TASK INSTRUCTIONS:
Show all lines holding the string "this".

EXERCISE DATA:
-=-=-

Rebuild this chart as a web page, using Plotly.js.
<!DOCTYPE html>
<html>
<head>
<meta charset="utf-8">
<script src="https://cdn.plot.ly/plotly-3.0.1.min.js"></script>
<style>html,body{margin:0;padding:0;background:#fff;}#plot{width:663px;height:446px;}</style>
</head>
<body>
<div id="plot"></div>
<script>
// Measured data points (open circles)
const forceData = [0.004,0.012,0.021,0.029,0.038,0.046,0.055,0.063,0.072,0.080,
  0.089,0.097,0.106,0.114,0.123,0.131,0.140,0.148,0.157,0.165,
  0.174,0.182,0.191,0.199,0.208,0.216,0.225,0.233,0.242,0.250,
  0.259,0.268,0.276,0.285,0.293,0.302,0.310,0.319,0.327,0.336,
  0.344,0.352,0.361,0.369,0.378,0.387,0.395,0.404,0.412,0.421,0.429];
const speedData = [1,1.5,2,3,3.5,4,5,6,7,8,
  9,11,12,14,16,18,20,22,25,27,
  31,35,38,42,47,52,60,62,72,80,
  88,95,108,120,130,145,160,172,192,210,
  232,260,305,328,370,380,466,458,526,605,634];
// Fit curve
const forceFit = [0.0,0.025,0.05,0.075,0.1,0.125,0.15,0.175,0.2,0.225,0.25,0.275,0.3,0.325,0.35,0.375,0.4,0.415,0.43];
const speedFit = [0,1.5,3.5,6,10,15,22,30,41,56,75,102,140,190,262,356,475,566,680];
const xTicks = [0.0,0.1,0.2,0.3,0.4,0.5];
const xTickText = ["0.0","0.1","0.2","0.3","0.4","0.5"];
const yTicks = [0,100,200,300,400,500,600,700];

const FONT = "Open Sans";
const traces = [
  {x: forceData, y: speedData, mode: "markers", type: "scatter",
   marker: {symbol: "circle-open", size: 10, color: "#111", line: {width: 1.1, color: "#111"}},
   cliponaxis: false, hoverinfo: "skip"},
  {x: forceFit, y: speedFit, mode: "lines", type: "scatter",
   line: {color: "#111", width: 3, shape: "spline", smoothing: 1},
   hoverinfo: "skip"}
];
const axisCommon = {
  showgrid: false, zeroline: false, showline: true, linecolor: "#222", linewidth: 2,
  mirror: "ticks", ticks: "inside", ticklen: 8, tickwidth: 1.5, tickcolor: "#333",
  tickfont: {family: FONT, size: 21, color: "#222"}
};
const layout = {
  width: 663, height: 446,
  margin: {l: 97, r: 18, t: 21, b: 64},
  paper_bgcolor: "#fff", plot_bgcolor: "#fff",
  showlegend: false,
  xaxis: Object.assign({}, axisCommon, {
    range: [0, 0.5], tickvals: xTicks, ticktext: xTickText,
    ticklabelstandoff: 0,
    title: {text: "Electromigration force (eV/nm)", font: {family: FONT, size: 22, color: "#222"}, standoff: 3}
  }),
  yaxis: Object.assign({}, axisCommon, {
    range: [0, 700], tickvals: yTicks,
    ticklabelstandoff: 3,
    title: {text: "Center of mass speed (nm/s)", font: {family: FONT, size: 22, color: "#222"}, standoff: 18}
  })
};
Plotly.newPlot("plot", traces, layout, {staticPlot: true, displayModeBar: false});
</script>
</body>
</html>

-=-=-

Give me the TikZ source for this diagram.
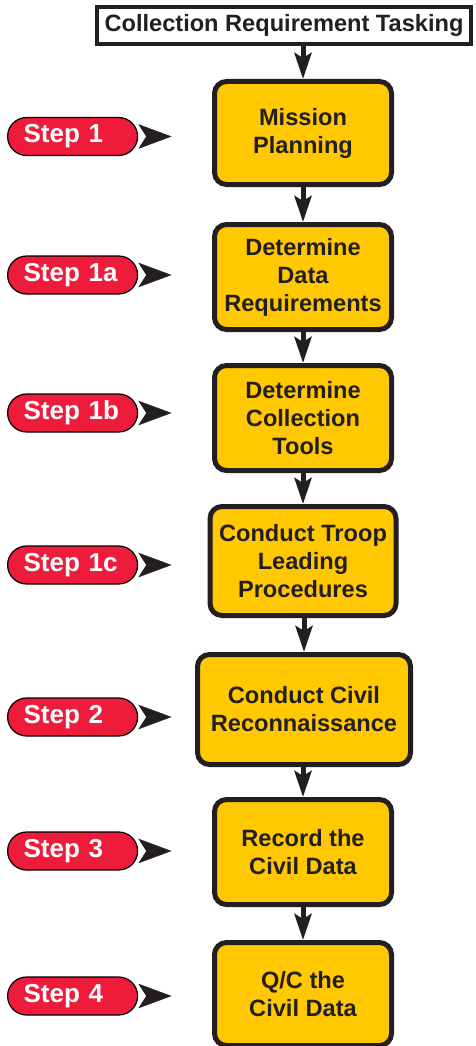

-=-=-

EXERCISE RESPONSE:
Rebuild this chart as a web page, using Plotly.js.
Give me the TikZ source for this diagram.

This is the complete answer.